ATTLEBORO -- School Superintendent Pia Durkin and Mayor Kevin Dumas Tuesday urged more than 700 city teachers and education staff to work closely together and tap their innermost gifts to help build excellence in the public schools.

The mayor and superintendent addressed a convocation of school staff at the high school's Robert Bray Auditorium in a demonstration of cooperation between the two branches of city government prior to today's official school opening. 
Dumas led the introductions of staffs from each of the city's 10 schools and said teachers from his earliest days continue to touch his life. He cited two of his kindergarten teachers who he noted continue to work for the city school department. 

"Each of you here today bring specific gifts with you,'' he said. "You all touch each of our students in different ways. So I ask that you focus in on these special gifts this school year because you never know when you'll be instructing the next mayor or the next president.''

Durkin, beginning her first year as the head of the city's public schools, cited the connections and mutual responsibility between educators at all levels and asked teachers and staff members to search for ways to improve and inspire.

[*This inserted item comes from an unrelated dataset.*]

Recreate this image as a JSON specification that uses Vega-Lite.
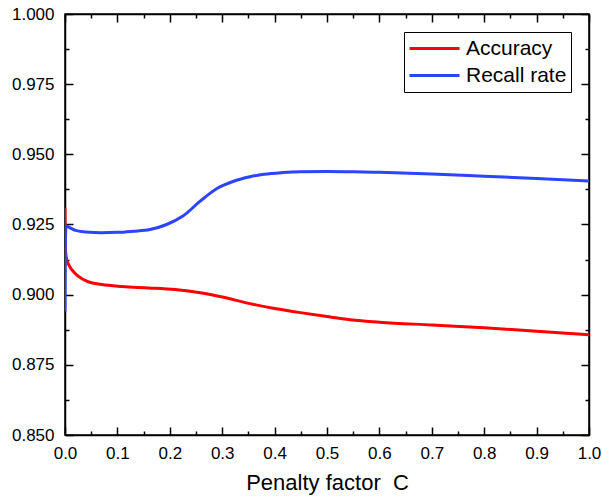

"We are members of a large and varied community,'' Durkin told the assembled staff members. "We differ in the schools and age levels where we work, we vary in roles and functions, but we are joined and connected to each other by one unifying focus: the teaching and learning of Attleboro students.''

Durkin said she will focus and build on connections between educators not just within schools, but between schools at all levels to improve students' experiences.

"We will grow not simply as 10 schools in a district -- a system of schools -- but as a school system with responsibility and accountability that is reciprocal first to the children and families we serve, and then to each other.''

Durkin acknowledged that results of the high school's Scholastic Aptitude Tests have declined this year, along with many schools throughout the region, but said teachers and parents need not accept the status quo.

"We have a choice,'' she said. "We can complacently accept these findings and go about our business the way we have done before, we can blame the tests and the test makers, we can blame the kids and blame each other, or we can galvanize the power, brilliance and commitment in this auditorium today to redirect our efforts and begin a journey toward excellence.''

Classes formally begin today for students in grades 1-8, Thursday for grades 10-12 and Friday for kindergarten and pre-kincergarten.